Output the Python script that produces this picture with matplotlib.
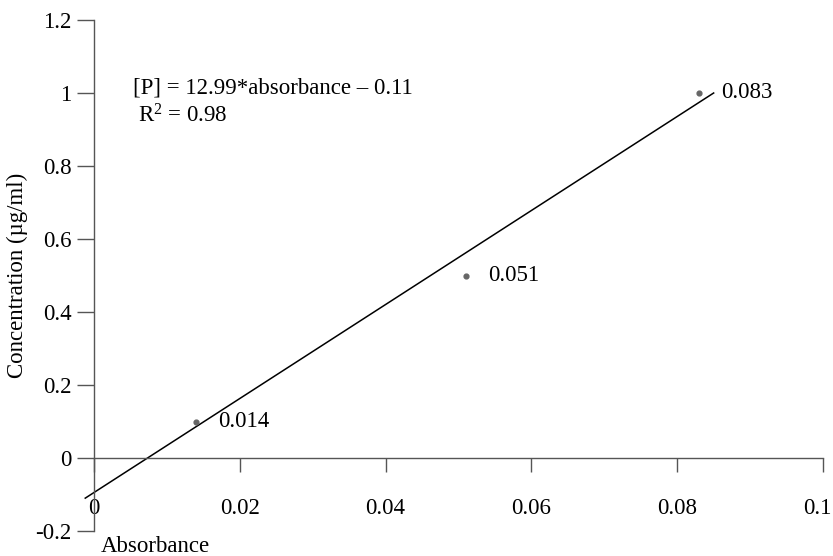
import matplotlib
matplotlib.use("Agg")
import matplotlib.pyplot as plt
import matplotlib.transforms as mtransforms

plt.rcParams['font.family'] = ['Liberation Serif', 'DejaVu Serif']
plt.rcParams['mathtext.fontset'] = 'custom'
plt.rcParams['mathtext.rm'] = 'Liberation Serif'
plt.rcParams['mathtext.it'] = 'Liberation Serif:italic'

# Data
absorbance = [0.014, 0.051, 0.083]
concentration = [0.1, 0.5, 1.0]
point_labels = ["0.014", "0.051", "0.083"]
fit_x = [-0.0012, 0.085]
fit_y = [-0.11, 1.0]
x_ticks = [0, 0.02, 0.04, 0.06, 0.08, 0.1]
x_ticklabels = ["0", "0.02", "0.04", "0.06", "0.08", "0.1"]
y_ticks = [-0.2, 0, 0.2, 0.4, 0.6, 0.8, 1.0, 1.2]
y_ticklabels = ["-0.2", "0", "0.2", "0.4", "0.6", "0.8", "1", "1.2"]

FS = 16.5
W, H = 833, 556
fig = plt.figure(figsize=(W / 100, H / 100), dpi=100)
ax = fig.add_axes([94 / W, (H - 531) / H, (823 - 94) / W, (531 - 20) / H])

axis_col = '#555555'
ax.plot(fit_x, fit_y, color='black', lw=1.1, clip_on=False, zorder=2)
ax.scatter(absorbance, concentration, s=12, color='#666666', zorder=3, clip_on=False)
for xv, yv, lab in zip(absorbance, concentration, point_labels):
    ax.annotate(lab, (xv, yv), xytext=(16, 0), textcoords='offset points',
                ha='left', va='center', fontsize=FS)

ax.set_xlim(0, 0.1)
ax.set_ylim(-0.2, 1.2)

for s in ['top', 'right']:
    ax.spines[s].set_visible(False)
ax.spines['bottom'].set_position(('data', 0))
for s in ['left', 'bottom']:
    ax.spines[s].set_color(axis_col)
    ax.spines[s].set_linewidth(1.0)

ax.set_xticks(x_ticks)
ax.set_xticklabels(x_ticklabels)
ax.set_yticks(y_ticks)
ax.set_yticklabels(y_ticklabels)
ax.tick_params(axis='x', direction='out', length=10, width=1.0, color=axis_col,
               pad=19, labelsize=FS)
ax.tick_params(axis='y', direction='out', length=12, width=1.0, color=axis_col,
               pad=4, labelsize=FS)
ax.patch.set_visible(False)

last = ax.get_xticklabels()[-1]
last.set_transform(last.get_transform() +
                   mtransforms.ScaledTranslation(-6 / 100, 0, fig.dpi_scale_trans))

ax.text(133 / W, 1 - 88 / H, "[P] = 12.99*absorbance \u2013 0.11", transform=fig.transFigure,
        ha='left', va='center', fontsize=FS)
ax.text(138 / W, 1 - 116 / H, r"R$^{2}$ = 0.98", transform=fig.transFigure,
        ha='left', va='center', fontsize=FS)

fig.text(101 / W, 1 - 547 / H, "Absorbance", ha='left', va='center', fontsize=FS)
fig.text(17 / W, 1 - 275 / H, "Concentration (\u00b5g/ml)", ha='center', va='center',
         rotation=90, fontsize=FS)

fig.savefig("out.png", dpi=100)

+===+

TASK OBJECTIVE:
Please write out all the data again word for word, but not the pictures.

EXERCISE RESPONSE:
Output the Python script that produces this picture with matplotlib.
import matplotlib
matplotlib.use("Agg")
import matplotlib.pyplot as plt
import matplotlib.transforms as mtransforms

plt.rcParams['font.family'] = ['Liberation Serif', 'DejaVu Serif']
plt.rcParams['mathtext.fontset'] = 'custom'
plt.rcParams['mathtext.rm'] = 'Liberation Serif'
plt.rcParams['mathtext.it'] = 'Liberation Serif:italic'

# Data
absorbance = [0.014, 0.051, 0.083]
concentration = [0.1, 0.5, 1.0]
point_labels = ["0.014", "0.051", "0.083"]
fit_x = [-0.0012, 0.085]
fit_y = [-0.11, 1.0]
x_ticks = [0, 0.02, 0.04, 0.06, 0.08, 0.1]
x_ticklabels = ["0", "0.02", "0.04", "0.06", "0.08", "0.1"]
y_ticks = [-0.2, 0, 0.2, 0.4, 0.6, 0.8, 1.0, 1.2]
y_ticklabels = ["-0.2", "0", "0.2", "0.4", "0.6", "0.8", "1", "1.2"]

FS = 16.5
W, H = 833, 556
fig = plt.figure(figsize=(W / 100, H / 100), dpi=100)
ax = fig.add_axes([94 / W, (H - 531) / H, (823 - 94) / W, (531 - 20) / H])

axis_col = '#555555'
ax.plot(fit_x, fit_y, color='black', lw=1.1, clip_on=False, zorder=2)
ax.scatter(absorbance, concentration, s=12, color='#666666', zorder=3, clip_on=False)
for xv, yv, lab in zip(absorbance, concentration, point_labels):
    ax.annotate(lab, (xv, yv), xytext=(16, 0), textcoords='offset points',
                ha='left', va='center', fontsize=FS)

ax.set_xlim(0, 0.1)
ax.set_ylim(-0.2, 1.2)

for s in ['top', 'right']:
    ax.spines[s].set_visible(False)
ax.spines['bottom'].set_position(('data', 0))
for s in ['left', 'bottom']:
    ax.spines[s].set_color(axis_col)
    ax.spines[s].set_linewidth(1.0)

ax.set_xticks(x_ticks)
ax.set_xticklabels(x_ticklabels)
ax.set_yticks(y_ticks)
ax.set_yticklabels(y_ticklabels)
ax.tick_params(axis='x', direction='out', length=10, width=1.0, color=axis_col,
               pad=19, labelsize=FS)
ax.tick_params(axis='y', direction='out', length=12, width=1.0, color=axis_col,
               pad=4, labelsize=FS)
ax.patch.set_visible(False)

last = ax.get_xticklabels()[-1]
last.set_transform(last.get_transform() +
                   mtransforms.ScaledTranslation(-6 / 100, 0, fig.dpi_scale_trans))

ax.text(133 / W, 1 - 88 / H, "[P] = 12.99*absorbance \u2013 0.11", transform=fig.transFigure,
        ha='left', va='center', fontsize=FS)
ax.text(138 / W, 1 - 116 / H, r"R$^{2}$ = 0.98", transform=fig.transFigure,
        ha='left', va='center', fontsize=FS)

fig.text(101 / W, 1 - 547 / H, "Absorbance", ha='left', va='center', fontsize=FS)
fig.text(17 / W, 1 - 275 / H, "Concentration (\u00b5g/ml)", ha='center', va='center',
         rotation=90, fontsize=FS)

fig.savefig("out.png", dpi=100)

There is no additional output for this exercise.